Supplied data |
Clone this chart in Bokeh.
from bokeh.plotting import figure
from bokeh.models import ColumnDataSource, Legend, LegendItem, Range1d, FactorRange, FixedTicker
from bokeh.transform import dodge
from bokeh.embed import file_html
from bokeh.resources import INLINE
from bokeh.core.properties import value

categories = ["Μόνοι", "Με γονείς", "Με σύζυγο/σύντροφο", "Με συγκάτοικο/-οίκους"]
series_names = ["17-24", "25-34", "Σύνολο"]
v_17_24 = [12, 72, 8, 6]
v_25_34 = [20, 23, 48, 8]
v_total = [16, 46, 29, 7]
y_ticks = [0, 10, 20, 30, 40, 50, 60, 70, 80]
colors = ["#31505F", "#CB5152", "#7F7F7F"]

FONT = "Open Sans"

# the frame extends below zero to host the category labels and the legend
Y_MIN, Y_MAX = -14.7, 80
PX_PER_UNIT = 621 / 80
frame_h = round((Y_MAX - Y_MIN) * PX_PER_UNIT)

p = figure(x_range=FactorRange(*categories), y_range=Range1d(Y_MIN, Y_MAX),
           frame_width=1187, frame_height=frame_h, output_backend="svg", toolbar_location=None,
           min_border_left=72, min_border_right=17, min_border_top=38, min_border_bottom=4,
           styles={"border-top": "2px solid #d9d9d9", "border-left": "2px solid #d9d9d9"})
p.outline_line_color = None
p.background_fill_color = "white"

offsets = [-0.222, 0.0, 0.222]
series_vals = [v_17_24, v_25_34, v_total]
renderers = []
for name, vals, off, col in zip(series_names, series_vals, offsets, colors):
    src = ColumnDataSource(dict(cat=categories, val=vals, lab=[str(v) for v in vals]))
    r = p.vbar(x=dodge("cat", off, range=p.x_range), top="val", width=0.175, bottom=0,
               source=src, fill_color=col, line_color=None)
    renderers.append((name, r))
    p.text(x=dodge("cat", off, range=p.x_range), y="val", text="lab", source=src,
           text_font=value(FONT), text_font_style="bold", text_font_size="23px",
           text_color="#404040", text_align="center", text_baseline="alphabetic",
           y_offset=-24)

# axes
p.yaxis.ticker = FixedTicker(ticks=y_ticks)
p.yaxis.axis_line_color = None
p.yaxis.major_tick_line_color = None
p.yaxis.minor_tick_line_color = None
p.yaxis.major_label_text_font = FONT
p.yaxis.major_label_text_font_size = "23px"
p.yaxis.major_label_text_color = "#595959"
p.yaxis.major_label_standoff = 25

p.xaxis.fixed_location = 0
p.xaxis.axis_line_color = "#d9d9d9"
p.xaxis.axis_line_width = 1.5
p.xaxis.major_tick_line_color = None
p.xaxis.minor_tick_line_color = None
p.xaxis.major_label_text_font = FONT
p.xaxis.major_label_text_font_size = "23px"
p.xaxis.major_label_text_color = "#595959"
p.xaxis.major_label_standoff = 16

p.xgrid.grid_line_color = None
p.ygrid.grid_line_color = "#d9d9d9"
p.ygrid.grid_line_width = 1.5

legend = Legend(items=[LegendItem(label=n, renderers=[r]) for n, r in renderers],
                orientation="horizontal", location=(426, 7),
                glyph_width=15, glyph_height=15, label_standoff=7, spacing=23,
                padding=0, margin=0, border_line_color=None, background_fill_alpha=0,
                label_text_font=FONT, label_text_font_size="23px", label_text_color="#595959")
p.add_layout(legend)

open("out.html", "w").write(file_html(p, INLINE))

What is required |
Reproduce each line verbatim.

Written response |
Clone this chart in Bokeh.
from bokeh.plotting import figure
from bokeh.models import ColumnDataSource, Legend, LegendItem, Range1d, FactorRange, FixedTicker
from bokeh.transform import dodge
from bokeh.embed import file_html
from bokeh.resources import INLINE
from bokeh.core.properties import value

categories = ["Μόνοι", "Με γονείς", "Με σύζυγο/σύντροφο", "Με συγκάτοικο/-οίκους"]
series_names = ["17-24", "25-34", "Σύνολο"]
v_17_24 = [12, 72, 8, 6]
v_25_34 = [20, 23, 48, 8]
v_total = [16, 46, 29, 7]
y_ticks = [0, 10, 20, 30, 40, 50, 60, 70, 80]
colors = ["#31505F", "#CB5152", "#7F7F7F"]

FONT = "Open Sans"

# the frame extends below zero to host the category labels and the legend
Y_MIN, Y_MAX = -14.7, 80
PX_PER_UNIT = 621 / 80
frame_h = round((Y_MAX - Y_MIN) * PX_PER_UNIT)

p = figure(x_range=FactorRange(*categories), y_range=Range1d(Y_MIN, Y_MAX),
           frame_width=1187, frame_height=frame_h, output_backend="svg", toolbar_location=None,
           min_border_left=72, min_border_right=17, min_border_top=38, min_border_bottom=4,
           styles={"border-top": "2px solid #d9d9d9", "border-left": "2px solid #d9d9d9"})
p.outline_line_color = None
p.background_fill_color = "white"

offsets = [-0.222, 0.0, 0.222]
series_vals = [v_17_24, v_25_34, v_total]
renderers = []
for name, vals, off, col in zip(series_names, series_vals, offsets, colors):
    src = ColumnDataSource(dict(cat=categories, val=vals, lab=[str(v) for v in vals]))
    r = p.vbar(x=dodge("cat", off, range=p.x_range), top="val", width=0.175, bottom=0,
               source=src, fill_color=col, line_color=None)
    renderers.append((name, r))
    p.text(x=dodge("cat", off, range=p.x_range), y="val", text="lab", source=src,
           text_font=value(FONT), text_font_style="bold", text_font_size="23px",
           text_color="#404040", text_align="center", text_baseline="alphabetic",
           y_offset=-24)

# axes
p.yaxis.ticker = FixedTicker(ticks=y_ticks)
p.yaxis.axis_line_color = None
p.yaxis.major_tick_line_color = None
p.yaxis.minor_tick_line_color = None
p.yaxis.major_label_text_font = FONT
p.yaxis.major_label_text_font_size = "23px"
p.yaxis.major_label_text_color = "#595959"
p.yaxis.major_label_standoff = 25

p.xaxis.fixed_location = 0
p.xaxis.axis_line_color = "#d9d9d9"
p.xaxis.axis_line_width = 1.5
p.xaxis.major_tick_line_color = None
p.xaxis.minor_tick_line_color = None
p.xaxis.major_label_text_font = FONT
p.xaxis.major_label_text_font_size = "23px"
p.xaxis.major_label_text_color = "#595959"
p.xaxis.major_label_standoff = 16

p.xgrid.grid_line_color = None
p.ygrid.grid_line_color = "#d9d9d9"
p.ygrid.grid_line_width = 1.5

legend = Legend(items=[LegendItem(label=n, renderers=[r]) for n, r in renderers],
                orientation="horizontal", location=(426, 7),
                glyph_width=15, glyph_height=15, label_standoff=7, spacing=23,
                padding=0, margin=0, border_line_color=None, background_fill_alpha=0,
                label_text_font=FONT, label_text_font_size="23px", label_text_color="#595959")
p.add_layout(legend)

open("out.html", "w").write(file_html(p, INLINE))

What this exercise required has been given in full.